● **What this task involves**
Repeat every entry word for word, skipping the pictures.

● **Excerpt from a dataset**
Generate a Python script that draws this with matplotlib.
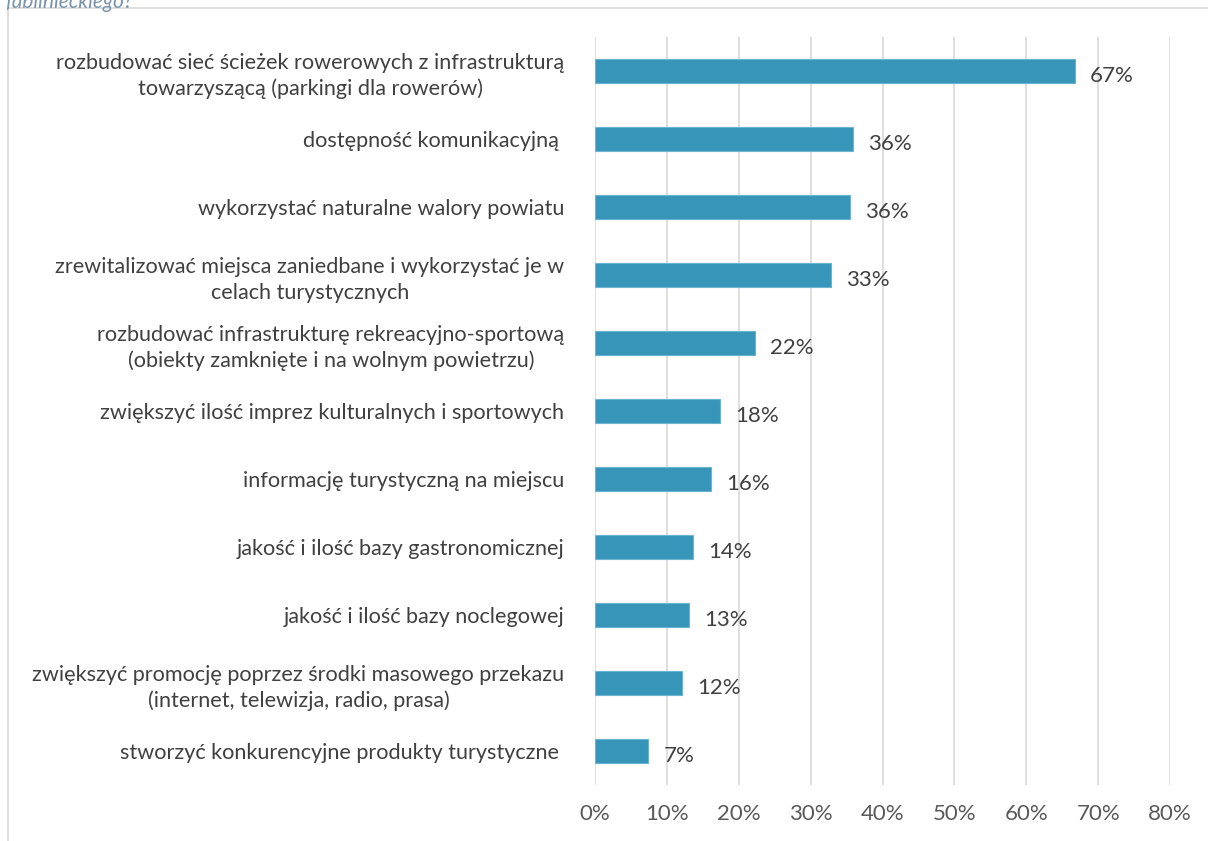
import matplotlib.pyplot as plt
from matplotlib.patches import Rectangle
from matplotlib.ticker import FuncFormatter

plt.rcParams['font.family'] = ['Lato', 'DejaVu Sans']

categories = [
    "rozbudować sieć ścieżek rowerowych z infrastrukturą\ntowarzyszącą (parkingi dla rowerów)",
    "dostępność komunikacyjną ",
    "wykorzystać naturalne walory powiatu",
    "zrewitalizować miejsca zaniedbane i wykorzystać je w\ncelach turystycznych",
    "rozbudować infrastrukturę rekreacyjno-sportową\n(obiekty zamknięte i na wolnym powietrzu)",
    "zwiększyć ilość imprez kulturalnych i sportowych",
    "informację turystyczną na miejscu",
    "jakość i ilość bazy gastronomicznej",
    "jakość i ilość bazy noclegowej",
    "zwiększyć promocję poprzez środki masowego przekazu\n(internet, telewizja, radio, prasa)",
    "stworzyć konkurencyjne produkty turystyczne ",
]
values = [0.668, 0.359, 0.355, 0.328, 0.223, 0.174, 0.161, 0.136, 0.131, 0.121, 0.074]
labels = ["67%", "36%", "36%", "33%", "22%", "18%", "16%", "14%", "13%", "12%", "7%"]

fig = plt.figure(figsize=(12.08, 8.41), dpi=100)
fig.patches.append(Rectangle((8 / 1208, -0.1), 1.2, 1 - 8 / 841 + 0.1,
                             transform=fig.transFigure, fill=False,
                             edgecolor="#d9d9d9", lw=1.2))
fig.text(0.004, 1.0 - 2 / 841, "fabilnieckiego?", fontsize=15, style="italic",
         color="#7a94ab", ha="left", va="center")

ax = fig.add_axes([595 / 1208, 1 - 785 / 841, (1170 - 595) / 1208, (785 - 37) / 841])
y = list(range(len(categories)))
ax.barh(y, values, height=0.35, color="#3795ba", edgecolor="#6ab4d3", lw=0.8, zorder=3)
for yi, v, lab in zip(y, values, labels):
    ax.text(v + 0.021, yi + 0.07, lab, va="center", ha="left", fontsize=16, color="#404040")

ax.set_yticks(y)
ax.set_yticklabels(categories, fontsize=15.6, color="#404040", multialignment="center",
                   linespacing=1.35)
ax.set_ylim(len(categories) - 0.5, -0.5)
ax.set_xlim(0, 0.8)
ax.set_xticks([i / 10 for i in range(9)])
ax.xaxis.set_major_formatter(FuncFormatter(lambda x, _: f"{x * 100:.0f}%"))
ax.tick_params(axis="x", labelsize=16, labelcolor="#595959", length=0, pad=14)
ax.tick_params(axis="y", length=0, pad=22)
ax.grid(axis="x", color="#d9d9d9", lw=1.2, zorder=0)
for s in ax.spines.values():
    s.set_visible(False)

plt.savefig("out.png", dpi=100)
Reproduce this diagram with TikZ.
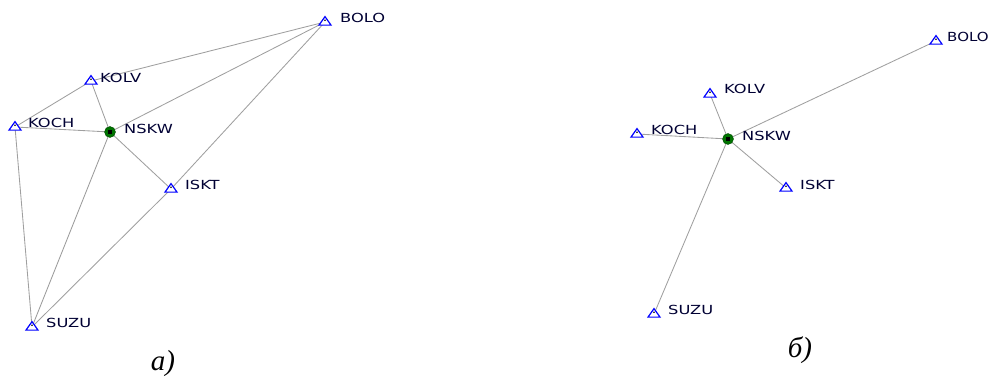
\documentclass[tikz,border=0pt]{standalone}
\usepackage{fontspec}
\setmainfont{Liberation Serif}
\newfontfamily\labelfont{DejaVu Sans}
\usetikzlibrary{shapes.geometric}
\newcommand{\stname}[2][1.3]{\scalebox{#1}[1]{#2}}
\begin{document}
\begin{tikzpicture}[x=1pt,y=-1pt,
  baseline line/.style={draw=gray!75, line width=0.85pt},
  station/.style={isosceles triangle, shape border rotate=90, isosceles triangle stretches,
    minimum width=12pt, minimum height=8.5pt, inner sep=0pt, draw=blue, line width=1.2pt, fill=white,
    path picture={\fill[black] (path picture bounding box.center) ++(0,-0.6) circle (0.9pt);}},
  hub/.style={circle, fill=green!45!black, draw=green!30!black, inner sep=0pt, minimum size=11pt,
    path picture={\fill[black] ([shift={(-2pt,-2pt)}]path picture bounding box.center) rectangle ++(4pt,4pt);}},
  tag/.style={anchor=west, font=\labelfont\fontsize{12.5}{14}\selectfont, text=blue!20!black, inner sep=0pt},
  caption/.style={font=\itshape\fontsize{29}{32}\selectfont}]
\useasboundingbox (0,0) rectangle (992,382);

% ---- left network ----
\coordinate (BOLO) at (325,22);
\coordinate (KOLV) at (91,81);
\coordinate (KOCH) at (15,127);
\coordinate (NSKW) at (110,132);
\coordinate (ISKT) at (171,189);
\coordinate (SUZU) at (32,327);
\foreach \a/\b in {BOLO/KOLV,BOLO/NSKW,BOLO/ISKT,KOLV/KOCH,KOLV/NSKW,KOCH/NSKW,KOCH/SUZU,NSKW/SUZU,NSKW/ISKT,ISKT/SUZU}
  \draw[baseline line] (\a) -- (\b);
\foreach \n in {BOLO,KOLV,KOCH,ISKT,SUZU}
  \node[station] (m\n) at (\n) {};
\node[hub] (mNSKW) at (NSKW) {};
\node[tag] (tBOLO) at (340,18) {\stname{BOLO}};
\node[tag] (tKOLV) at (100,78) {\stname{KOLV}};
\node[tag] (tKOCH) at (28,123) {\stname{KOCH}};
\node[tag] (tNSKW) at (124,129) {\stname{NSKW}};
\node[tag] (tISKT) at (185,185) {\stname{ISKT}};
\node[tag] (tSUZU) at (46,323) {\stname{SUZU}};

% ---- right network ----
\coordinate (rBOLO) at (936,41);
\coordinate (rKOLV) at (710,94);
\coordinate (rKOCH) at (637,134);
\coordinate (rNSKW) at (728,139);
\coordinate (rISKT) at (786,188);
\coordinate (rSUZU) at (654,314);
\foreach \b in {rBOLO,rKOLV,rKOCH,rISKT,rSUZU}
  \draw[baseline line] (rNSKW) -- (\b);
\foreach \n in {rBOLO,rKOLV,rKOCH,rISKT,rSUZU}
  \node[station] (m\n) at (\n) {};
\node[hub] (mrNSKW) at (rNSKW) {};
\node[tag] (trBOLO) at (947,37) {\stname[1.2]{BOLO}};
\node[tag] (trKOLV) at (724,89) {\stname{KOLV}};
\node[tag] (trKOCH) at (651,130) {\stname{KOCH}};
\node[tag] (trNSKW) at (742,136) {\stname{NSKW}};
\node[tag] (trISKT) at (800,185) {\stname{ISKT}};
\node[tag] (trSUZU) at (668,310) {\stname{SUZU}};

% ---- captions ----
\node[caption] (capA) at (163,364) {а)};
\node[caption] (capB) at (800,350) {б)};
\end{tikzpicture}
\end{document}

● **Answer below**
Generate a Python script that draws this with matplotlib.
import matplotlib.pyplot as plt
from matplotlib.patches import Rectangle
from matplotlib.ticker import FuncFormatter

plt.rcParams['font.family'] = ['Lato', 'DejaVu Sans']

categories = [
    "rozbudować sieć ścieżek rowerowych z infrastrukturą\ntowarzyszącą (parkingi dla rowerów)",
    "dostępność komunikacyjną ",
    "wykorzystać naturalne walory powiatu",
    "zrewitalizować miejsca zaniedbane i wykorzystać je w\ncelach turystycznych",
    "rozbudować infrastrukturę rekreacyjno-sportową\n(obiekty zamknięte i na wolnym powietrzu)",
    "zwiększyć ilość imprez kulturalnych i sportowych",
    "informację turystyczną na miejscu",
    "jakość i ilość bazy gastronomicznej",
    "jakość i ilość bazy noclegowej",
    "zwiększyć promocję poprzez środki masowego przekazu\n(internet, telewizja, radio, prasa)",
    "stworzyć konkurencyjne produkty turystyczne ",
]
values = [0.668, 0.359, 0.355, 0.328, 0.223, 0.174, 0.161, 0.136, 0.131, 0.121, 0.074]
labels = ["67%", "36%", "36%", "33%", "22%", "18%", "16%", "14%", "13%", "12%", "7%"]

fig = plt.figure(figsize=(12.08, 8.41), dpi=100)
fig.patches.append(Rectangle((8 / 1208, -0.1), 1.2, 1 - 8 / 841 + 0.1,
                             transform=fig.transFigure, fill=False,
                             edgecolor="#d9d9d9", lw=1.2))
fig.text(0.004, 1.0 - 2 / 841, "fabilnieckiego?", fontsize=15, style="italic",
         color="#7a94ab", ha="left", va="center")

ax = fig.add_axes([595 / 1208, 1 - 785 / 841, (1170 - 595) / 1208, (785 - 37) / 841])
y = list(range(len(categories)))
ax.barh(y, values, height=0.35, color="#3795ba", edgecolor="#6ab4d3", lw=0.8, zorder=3)
for yi, v, lab in zip(y, values, labels):
    ax.text(v + 0.021, yi + 0.07, lab, va="center", ha="left", fontsize=16, color="#404040")

ax.set_yticks(y)
ax.set_yticklabels(categories, fontsize=15.6, color="#404040", multialignment="center",
                   linespacing=1.35)
ax.set_ylim(len(categories) - 0.5, -0.5)
ax.set_xlim(0, 0.8)
ax.set_xticks([i / 10 for i in range(9)])
ax.xaxis.set_major_formatter(FuncFormatter(lambda x, _: f"{x * 100:.0f}%"))
ax.tick_params(axis="x", labelsize=16, labelcolor="#595959", length=0, pad=14)
ax.tick_params(axis="y", length=0, pad=22)
ax.grid(axis="x", color="#d9d9d9", lw=1.2, zorder=0)
for s in ax.spines.values():
    s.set_visible(False)

plt.savefig("out.png", dpi=100)
Reproduce this diagram with TikZ.
\documentclass[tikz,border=0pt]{standalone}
\usepackage{fontspec}
\setmainfont{Liberation Serif}
\newfontfamily\labelfont{DejaVu Sans}
\usetikzlibrary{shapes.geometric}
\newcommand{\stname}[2][1.3]{\scalebox{#1}[1]{#2}}
\begin{document}
\begin{tikzpicture}[x=1pt,y=-1pt,
  baseline line/.style={draw=gray!75, line width=0.85pt},
  station/.style={isosceles triangle, shape border rotate=90, isosceles triangle stretches,
    minimum width=12pt, minimum height=8.5pt, inner sep=0pt, draw=blue, line width=1.2pt, fill=white,
    path picture={\fill[black] (path picture bounding box.center) ++(0,-0.6) circle (0.9pt);}},
  hub/.style={circle, fill=green!45!black, draw=green!30!black, inner sep=0pt, minimum size=11pt,
    path picture={\fill[black] ([shift={(-2pt,-2pt)}]path picture bounding box.center) rectangle ++(4pt,4pt);}},
  tag/.style={anchor=west, font=\labelfont\fontsize{12.5}{14}\selectfont, text=blue!20!black, inner sep=0pt},
  caption/.style={font=\itshape\fontsize{29}{32}\selectfont}]
\useasboundingbox (0,0) rectangle (992,382);

% ---- left network ----
\coordinate (BOLO) at (325,22);
\coordinate (KOLV) at (91,81);
\coordinate (KOCH) at (15,127);
\coordinate (NSKW) at (110,132);
\coordinate (ISKT) at (171,189);
\coordinate (SUZU) at (32,327);
\foreach \a/\b in {BOLO/KOLV,BOLO/NSKW,BOLO/ISKT,KOLV/KOCH,KOLV/NSKW,KOCH/NSKW,KOCH/SUZU,NSKW/SUZU,NSKW/ISKT,ISKT/SUZU}
  \draw[baseline line] (\a) -- (\b);
\foreach \n in {BOLO,KOLV,KOCH,ISKT,SUZU}
  \node[station] (m\n) at (\n) {};
\node[hub] (mNSKW) at (NSKW) {};
\node[tag] (tBOLO) at (340,18) {\stname{BOLO}};
\node[tag] (tKOLV) at (100,78) {\stname{KOLV}};
\node[tag] (tKOCH) at (28,123) {\stname{KOCH}};
\node[tag] (tNSKW) at (124,129) {\stname{NSKW}};
\node[tag] (tISKT) at (185,185) {\stname{ISKT}};
\node[tag] (tSUZU) at (46,323) {\stname{SUZU}};

% ---- right network ----
\coordinate (rBOLO) at (936,41);
\coordinate (rKOLV) at (710,94);
\coordinate (rKOCH) at (637,134);
\coordinate (rNSKW) at (728,139);
\coordinate (rISKT) at (786,188);
\coordinate (rSUZU) at (654,314);
\foreach \b in {rBOLO,rKOLV,rKOCH,rISKT,rSUZU}
  \draw[baseline line] (rNSKW) -- (\b);
\foreach \n in {rBOLO,rKOLV,rKOCH,rISKT,rSUZU}
  \node[station] (m\n) at (\n) {};
\node[hub] (mrNSKW) at (rNSKW) {};
\node[tag] (trBOLO) at (947,37) {\stname[1.2]{BOLO}};
\node[tag] (trKOLV) at (724,89) {\stname{KOLV}};
\node[tag] (trKOCH) at (651,130) {\stname{KOCH}};
\node[tag] (trNSKW) at (742,136) {\stname{NSKW}};
\node[tag] (trISKT) at (800,185) {\stname{ISKT}};
\node[tag] (trSUZU) at (668,310) {\stname{SUZU}};

% ---- captions ----
\node[caption] (capA) at (163,364) {а)};
\node[caption] (capB) at (800,350) {б)};
\end{tikzpicture}
\end{document}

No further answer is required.